▶ _What you have to do_
Locate the lines where "image" occurs and copy them as they stand.

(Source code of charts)
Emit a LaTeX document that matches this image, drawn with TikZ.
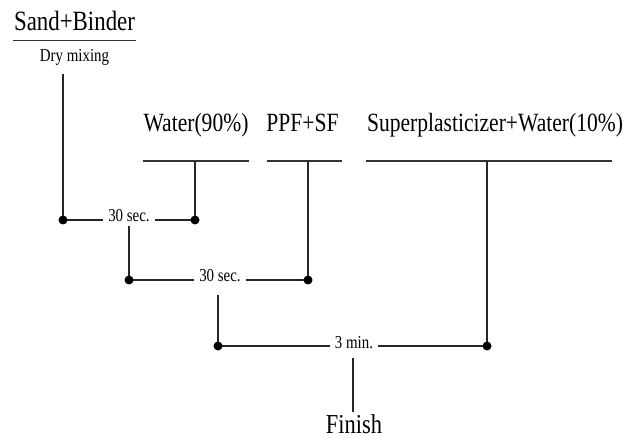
\documentclass[tikz,border=0pt]{standalone}
\usepackage{fontspec}
\setmainfont{Liberation Serif}[FakeStretch=0.82]
\begin{document}
\begin{tikzpicture}[x=1bp,y=1bp,
  ln/.style={line width=1.6bp,draw=black!85},
  uline/.style={line width=1.9bp,draw=black!80},
  dotc/.style={fill=black,draw=none},
  big/.style={inner sep=0pt,anchor=base,font=\fontsize{26.3bp}{30bp}\selectfont},
  tlab/.style={inner xsep=5bp,inner ysep=4bp,text height=12bp,text depth=0pt,anchor=base,font=\fontsize{18.2bp}{21bp}\selectfont}]
\useasboundingbox (0,0) rectangle (639,-438);
% top labels
\node[big,font=\fontsize{27.9bp}{32bp}\selectfont] (sb) at (74.5,-31) {Sand+Binder};
\coordinate (sbl) at (13,-40.5); \coordinate (sbr) at (136,-40.5);
\draw[uline] (sbl) -- (sbr);
\node[tlab,inner ysep=0pt] (dry) at (74.5,-62) {Dry mixing};
\coordinate (s0) at (63,-74);

\node[big] (w) at (196,-132) {Water(90\%)};
\coordinate (wl) at (143,-161); \coordinate (wr) at (249,-161);
\draw[uline] (wl) -- (wr);
\node[big] (p) at (302.5,-132) {PPF+SF};
\coordinate (pl) at (267,-161); \coordinate (pr) at (342,-161);
\draw[uline] (pl) -- (pr);
\node[big] (sp) at (495,-132) {Superplasticizer+Water(10\%)};
\coordinate (spl) at (366,-161); \coordinate (spr) at (612,-161);
\draw[uline] (spl) -- (spr);

% row 1
\coordinate (a1) at (63,-220); \coordinate (b1) at (195,-220);
\node[tlab] (t1) at (129,-222) {30 sec.};
\draw[ln] (s0) -- (a1);
\draw[ln] (b1 |- wl) -- (b1);
\draw[ln] (a1) -- (a1 -| t1.west);
\draw[ln] (t1.east |- b1) -- (b1);
\fill[dotc] (a1) circle (4.5bp); \fill[dotc] (b1) circle (4.5bp);

% row 2
\coordinate (a2) at (129,-280); \coordinate (b2) at (308,-280);
\node[tlab] (t2) at (220,-282) {30 sec.};
\draw[ln] (t1.south) -- (a2);
\draw[ln] (b2 |- pl) -- (b2);
\draw[ln] (a2) -- (a2 -| t2.west);
\draw[ln] (t2.east |- b2) -- (b2);
\fill[dotc] (a2) circle (4.5bp); \fill[dotc] (b2) circle (4.5bp);

% row 3
\coordinate (a3) at (218,-346); \coordinate (b3) at (487,-346);
\node[tlab] (t3) at (354,-348) {3 min.};
\draw[ln] ([yshift=-9bp]t2.south -| a3) -- (a3);
\draw[ln] (b3 |- spl) -- (b3);
\draw[ln] (a3) -- (a3 -| t3.west);
\draw[ln] (t3.east |- b3) -- (b3);
\fill[dotc] (a3) circle (4.5bp); \fill[dotc] (b3) circle (4.5bp);

% finish
\node[big,font=\fontsize{27.4bp}{31bp}\selectfont] (fin) at (354,-433) {Finish};
\coordinate (f0) at (353,-358); \coordinate (f1) at (353,-412);
\draw[line width=1.1bp,draw=black!85] (f0) -- (f1);
\end{tikzpicture}
\end{document}
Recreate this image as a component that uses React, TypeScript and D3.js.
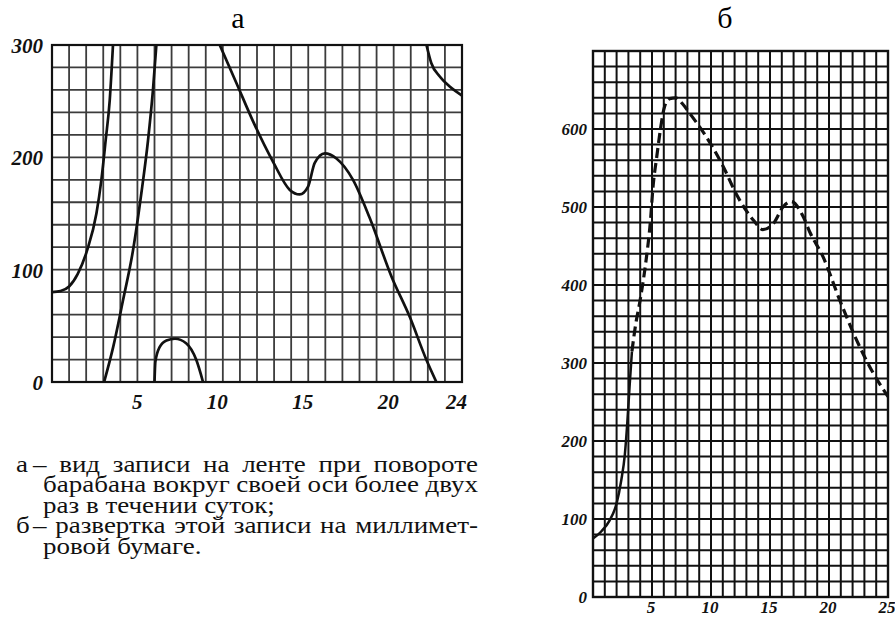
import React, { useMemo } from 'react';
import * as d3 from 'd3';

// а: запись на ленте (значения по модулю 300), отдельные куски линии
const tapePart1 = [[0, 80], [0.5, 81], [1, 85], [1.5, 96], [2.05, 117], [2.6, 150], [2.89, 180], [3.14, 215], [3.38, 251], [3.57, 300]];
const tapePart2 = [[3.05, 0], [3.58, 31], [4.16, 73], [4.74, 117], [5.23, 168], [5.62, 215], [5.91, 260], [6.11, 300]];
const tapePart3 = [[6.0, 0], [6.05, 18], [6.3, 31], [6.7, 37], [7.2, 38.5], [7.85, 34.5], [8.45, 19.5], [8.84, 0]];
const tapePart4 = [[9.82, 300], [10.8, 266], [11.77, 232], [12.94, 196], [13.92, 171], [14.5, 167], [14.99, 174], [15.38, 195], [15.97, 203.5], [16.65, 199], [17.62, 180], [18.6, 146], [19.87, 94], [20.94, 58], [21.92, 19.6], [22.5, 0]];
const tapePart5 = [[21.92, 300], [22.2, 284], [22.7, 272], [23.28, 263], [24, 255]];
const tapeParts = [tapePart1, tapePart2, tapePart3, tapePart4, tapePart5];

// б: развертка на миллиметровой бумаге
const sweepHours = [0, 0.7, 1.4, 2, 2.4, 2.7, 2.9, 3.1, 3.3, 3.6, 4, 4.5, 4.85, 5.1, 5.4, 5.7, 6.05, 6.5, 7, 7.6, 8.2, 9.6, 11, 12.2, 13.6, 14.4, 15.3, 16.1, 16.8, 17.8, 18.4, 19.5, 20.9, 22.35, 23.75, 25];
const sweepValues = [75, 84, 98, 120, 150, 183, 222, 270, 315, 348, 381, 432, 479, 528, 564, 598, 628, 639, 640, 632, 620, 590, 553, 515, 483, 471, 479, 500, 507, 488, 467, 436, 381, 329, 287, 257];
const solidUntil = 3.3;

const tapeXTicks = [5, 10, 15, 20, 24];
const tapeYTicks = [0, 100, 200, 300];
const sweepXTicks = [5, 10, 15, 20, 25];
const sweepYTicks = [0, 100, 200, 300, 400, 500, 600];

const captionA = ['– вид записи на ленте при повороте', 'барабана вокруг своей оси более двух', 'раз в течении суток;'];
const captionB = ['– развертка этой записи на миллимет-', 'ровой бумаге.'];

const SERIF = "'Liberation Serif'";
const CAP_SIZE = 27;
const CAP_SQUASH = 0.88;

const xA = d3.scaleLinear().domain([0, 24]).range([52, 462]);
const yA = d3.scaleLinear().domain([0, 300]).range([382, 45]);
const xB = d3.scaleLinear().domain([0, 25]).range([593, 888]);
const yB = d3.scaleLinear().domain([0, 700]).range([597, 51]);

const Panel = ({ x, y, xGrid, yGrid, gridColor, gridWidth, labelSize, xTicks, yTicks, xLabelY, yLabelX, xAnchor, xDx, yDy, clipId, children }) => {
  const [x0, x1] = x.range();
  const [y0, y1] = y.range();
  const lab = { fontFamily: SERIF, fontWeight: 'bold', fontStyle: 'italic', fontSize: labelSize };
  return (
    <g>
      <clipPath id={clipId}><rect x={x0} y={y1} width={x1 - x0} height={y0 - y1} /></clipPath>
      {xGrid.map(d => <line key={'v' + d} x1={x(d)} x2={x(d)} y1={y0} y2={y1} stroke={gridColor} strokeWidth={gridWidth} />)}
      {yGrid.map(d => <line key={'h' + d} x1={x0} x2={x1} y1={y(d)} y2={y(d)} stroke={gridColor} strokeWidth={gridWidth} />)}
      <rect x={x0} y={y1} width={x1 - x0} height={y0 - y1} fill="none" stroke="#111" strokeWidth={gridWidth + 0.4} />
      {xTicks.map(d => <text key={'xl' + d} x={x(d) + xDx} y={xLabelY} textAnchor={xAnchor} fill="#111" style={lab}>{d}</text>)}
      {yTicks.map(d => <text key={'yl' + d} x={yLabelX} y={y(d) + yDy} textAnchor="end" fill="#111" style={lab}>{d}</text>)}
      <g clipPath={`url(#${clipId})`}>{children}</g>
    </g>
  );
};

const App = () => {
  const lineA = d3.line().x(d => xA(d[0])).y(d => yA(d[1])).curve(d3.curveMonotoneX);
  const lineB = d3.line().x(d => xB(d[0])).y(d => yB(d[1])).curve(d3.curveMonotoneX);
  const sweep = sweepHours.map((h, i) => [h, sweepValues[i]]);
  const solid = sweep.filter(d => d[0] <= solidUntil);
  const dashed = sweep.filter(d => d[0] >= solid[solid.length - 1][0]);

  // caption layout: justified lines measured on a canvas
  const captionWords = useMemo(() => {
    const ctx = document.createElement('canvas').getContext('2d');
    ctx.font = `${CAP_SIZE}px ${SERIF}`;
    const space = ctx.measureText(' ').width;
    const rightEdge = 478;
    const firstBase = 472;
    const step = 20.4;
    const out = [];
    let row = 0;
    [{ mark: 'а', lines: captionA }, { mark: 'б', lines: captionB }].forEach(b => {
      out.push({ t: b.mark, x: 16, y: firstBase + row * step });
      b.lines.forEach((l, i) => {
        const words = l.split(' ');
        const widths = words.map(w => ctx.measureText(w).width);
        const xStart = i === 0 ? 33 : 43;
        const last = i === b.lines.length - 1;
        const gap = last ? space : (rightEdge - xStart - d3.sum(widths)) / (words.length - 1);
        let cx = xStart;
        words.forEach((w, k) => { out.push({ t: w, x: cx, y: firstBase + row * step }); cx += widths[k] + gap; });
        row += 1;
      });
    });
    return out;
  }, []);

  return (
    <svg width={895} height={617} style={{ position: 'absolute', left: 0, top: 0, background: '#fff' }}>
      <Panel x={xA} y={yA} xGrid={d3.range(0, 25)} yGrid={d3.range(0, 301, 20)}
        gridColor="#3c3c3c" gridWidth={1.8} labelSize={21}
        xTicks={tapeXTicks} yTicks={tapeYTicks} xLabelY={409} yLabelX={43}
        xAnchor="end" xDx={5} yDy={8} clipId="clipA">
        {tapeParts.map((p, i) => <path key={i} d={lineA(p)} fill="none" stroke="#111" strokeWidth={2.7} />)}
      </Panel>

      <Panel x={xB} y={yB} xGrid={d3.range(0, 26)} yGrid={d3.range(0, 701, 20)}
        gridColor="#111" gridWidth={2} labelSize={17}
        xTicks={sweepXTicks} yTicks={sweepYTicks} xLabelY={613} yLabelX={587}
        xAnchor="middle" xDx={-1} yDy={6} clipId="clipB">
        <path d={lineB(solid)} fill="none" stroke="#111" strokeWidth={2.5} />
        <path d={lineB(dashed)} fill="none" stroke="#111" strokeWidth={3.2} strokeDasharray="10,5" />
      </Panel>

      <text x={238} y={28} textAnchor="middle" style={{ fontFamily: SERIF, fontSize: 30 }}>а</text>
      <text x={725} y={28} textAnchor="middle" style={{ fontFamily: SERIF, fontSize: 30 }}>б</text>

      <g fill="#111" style={{ fontFamily: SERIF, fontSize: CAP_SIZE }}>
        {captionWords.map((w, i) => (
          <text key={i} x={w.x} y={w.y} transform={`translate(0,${w.y * (1 - CAP_SQUASH)}) scale(1,${CAP_SQUASH})`}>{w.t}</text>
        ))}
      </g>
    </svg>
  );
};

export default App;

▶ _Result_
Emit a LaTeX document that matches this image, drawn with TikZ.
Recreate this image as a component that uses React, TypeScript and D3.js.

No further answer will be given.